With attack jets overhead, Apache helicopter gunships alongside his Black Hawk and heavy armor and weapons on the ground, Gen. Ray Odierno allowed us to ride along on an inspection trip to two notorious hotspots in Anbar province: the cities of Hit and Ramadi — where the general says a big change has quietly taken place.

"Systematically over the last six months, we have slowly taken control of the entire city," he says.

He is a three-star general and the No. 2 man here for the U.S. — in charge of the day-to-day war effort. Odierno is a New Jersey native, a West Point graduate with two master's degrees. He is a tall, bald and bold presence in the field in the roles of warrior and a kind of Daddy Warbucks — the U.S. has been handing out cash to certain tribes — moving toward rebuilding structures and relationships.

The American general gets briefed all day. He also meets with an Iraqi general who served under Saddam Hussein and now fights alongside the Americans. While a more peaceful Ramadi is news — watch what happens when the local commander describes the past few days.
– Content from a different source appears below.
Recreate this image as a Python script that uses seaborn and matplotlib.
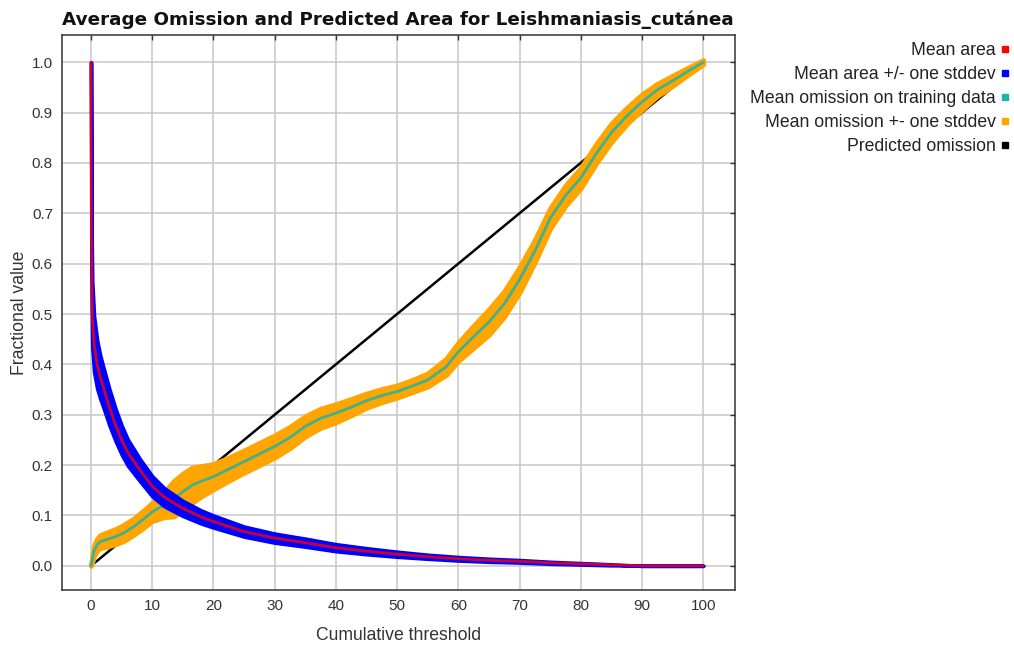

"It's not a really nice neighborhood,"  U.S. Army Lt. Col. Charles Ferry says. "It wasn't until five days ago — real bad neighborhood — we would not be standing down here the way you are."

Just then we're told it's still too dangerous to stand there, and we're hustled inside, where life at these outposts is rough, and where the command room looks like it's right out of World War II, except for the laser pointer on the map.

This kinder, gentler form of warfare — forming social ties — is a new role for Odierno: He's known as a take-no-prisoners general whose reputation was damaged at the start of the war for taking too many prisoners. The division under his command forcibly rounded up hundreds of Iraqi men, overloading Abu Ghraib prison. On the upside, it was his group that captured Saddam.

And this is what the general heard Monday about how warmly the locals now view the Americans.

"They do not want us to leave. They want to see the police come through," says U.S. Army Col. John Charlton.

"The people here are very glad to see us — very hesitant for us to go. They want us to stay and to keep beating down the insurgents," U.S. Army Lt. Col. Charles Ferry says.

Brian Williams (to Col. Charlton): You just said, “They don't want us to leave.” That's the 10th time today I've heard that. I've got to go back to the States and do a newscast that every night has another politician or 12 of them saying, “We have got to get out of that godforsaken place.”

"They can talk about policy, OK, and that's what they have to do back there," says Odierno. "My mission right now is to provide protection for the Iraqi people so this government can grow."